Le risque de la modernisation, c'est aussi de vouloir plus grand, de produire plus. Et aujourd'hui, on a un effet de concentration qui fait qu'on a des petits élevages qui meurent dans les campagnes ?

Oui, mais vous le savez, en France, on aime toujours ce qui est petit, et pas ce qui est grand. Donc, il peut y avoir des petits élevages qui soient remarquables. Allez sur l'Aubrac, c'est sûr que c'est le paradis de la vache, ou du bœuf ou du veau, mais en même temps, la plupart de nos repas sont d'abord faits par le prix, que ce soit dans les milieux modestes, ou que ce soit dans la restauration collective. Donc, il faut tenir les deux bouts, le mythe du petit paysan qui a ses 20 vaches etc, c'est parfait, comme modèle de luxe. Mais est-ce que c'est un modèle de grande consommation ?

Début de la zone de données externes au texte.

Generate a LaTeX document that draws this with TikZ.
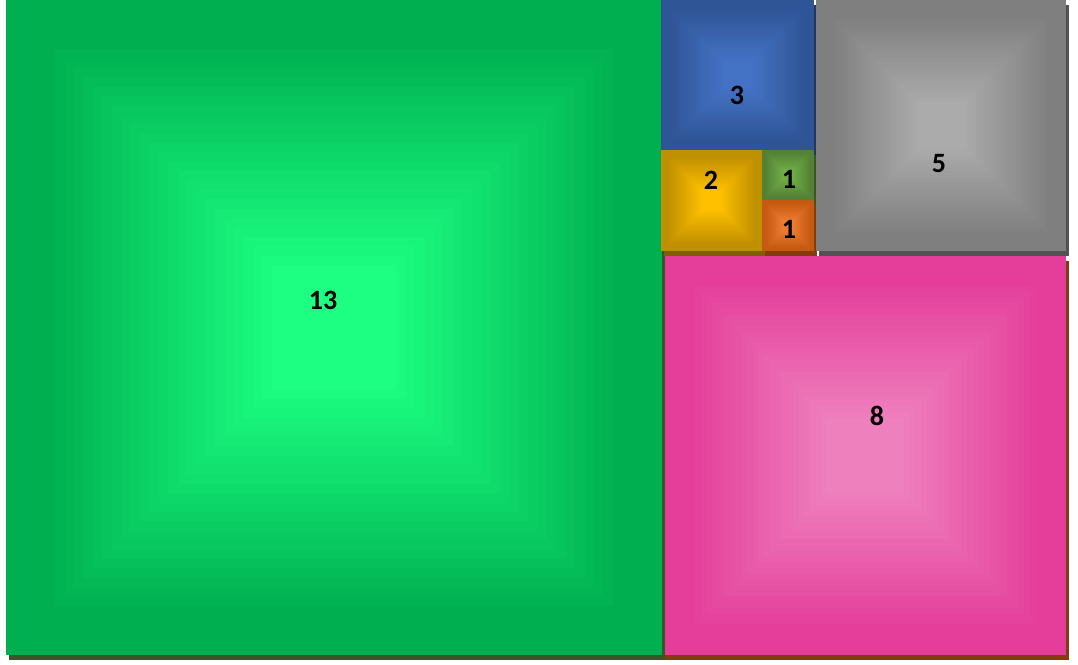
\documentclass[tikz,border=0pt]{standalone}
\usepackage{fontspec}
\setmainfont{Carlito}
\definecolor{gOut}{HTML}{00B050}\definecolor{gIn}{HTML}{1CFF82}\definecolor{gSh}{HTML}{3B5528}
\definecolor{pOut}{HTML}{E43E9A}\definecolor{pIn}{HTML}{EE80BE}\definecolor{pSh}{HTML}{843C0C}
\definecolor{aOut}{HTML}{7F7F7F}\definecolor{aIn}{HTML}{ABABAB}\definecolor{aSh}{HTML}{525252}
\definecolor{bOut}{HTML}{2F5597}\definecolor{bIn}{HTML}{4472C4}\definecolor{bSh}{HTML}{1F3864}
\definecolor{yOut}{HTML}{BF9000}\definecolor{yIn}{HTML}{FFC000}\definecolor{ySh}{HTML}{7F6000}
\definecolor{sOut}{HTML}{538135}\definecolor{sIn}{HTML}{70AD47}\definecolor{sSh}{HTML}{385723}
\definecolor{oOut}{HTML}{C55A11}\definecolor{oIn}{HTML}{ED7D31}\definecolor{oSh}{HTML}{843C0C}
\newcommand{\tileshadow}[5]{\fill[#5] ({#1+3},{#2+5}) rectangle ({#3+3},{#4+5});}
\newcommand{\tilefill}[6]{%
  \fill[#5] (#1,#2) rectangle (#3,#4);
  \foreach \i in {1,...,24}{%
    \pgfmathsetmacro{\f}{0.075+0.33*(\i-1)/23}%
    \pgfmathtruncatemacro{\p}{100*\i/24}%
    \pgfmathsetmacro{\dx}{(#3-#1)*\f}%
    \pgfmathsetmacro{\dy}{(#4-#2)*\f}%
    \fill[#6!\p!#5] ({#1+\dx},{#2+\dy}) rectangle ({#3-\dx},{#4-\dy});
  }}
\tikzset{lab/.style={font=\bfseries\fontsize{28}{32}\selectfont, text=black, inner sep=0pt}}
\begin{document}
\begin{tikzpicture}[x=1pt,y=-1pt]
\useasboundingbox[fill=white] (0,0) rectangle (1078,664);
% shadows
\tileshadow{6}{0}{662}{655}{gSh}
\fill[pSh] (665,261) rectangle (1069,660);
\tileshadow{816}{0}{1066}{251}{aSh}
\tileshadow{661}{0}{814}{150}{bSh}
\tileshadow{661}{150}{762}{251}{ySh}
\tileshadow{762}{150}{814}{200}{sSh}
\tileshadow{762}{200}{814}{251}{oSh}
% tiles
\tilefill{6}{0}{662}{655}{gOut}{gIn}
\tilefill{665}{256}{1066}{655}{pOut}{pIn}
\tilefill{816}{0}{1066}{251}{aOut}{aIn}
\tilefill{661}{0}{814}{150}{bOut}{bIn}
\tilefill{661}{150}{762}{251}{yOut}{yIn}
\tilefill{762}{150}{814}{200}{sOut}{sIn}
\tilefill{762}{200}{814}{251}{oOut}{oIn}
% labels
\node[lab] (l13) at (323,300) {13};
\node[lab] (l8) at (877,416) {8};
\node[lab] (l5) at (939,164) {5};
\node[lab] (l3) at (737,95) {3};
\node[lab] (l2) at (711,180) {2};
\node[lab] (l1a) at (789,179) {1};
\node[lab] (l1b) at (789,229) {1};
\end{tikzpicture}
\end{document}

Le problème, il est très largement comment la grande production devient une production qui fait moins d'intrants chimiques, qui développe plus des techniques de travail. Regardez dans les vignes. Il y a 85 000 agriculteurs qui sont en fait des vignerons sur les 350 000. Il y a des tas d'endroits où on a fait d'énormes avancées technologiques dans la vigne, avec notamment des machines qui passent entre les rangées, mais qui passent en même temps entre les pieds. Donc on n'a plus besoin de mettre de désherbant. Vous voyez, il y a aussi toutes ces innovations technologiques qui font partie des solutions pour sortir de l'agriculture chimique de nos générations précédentes.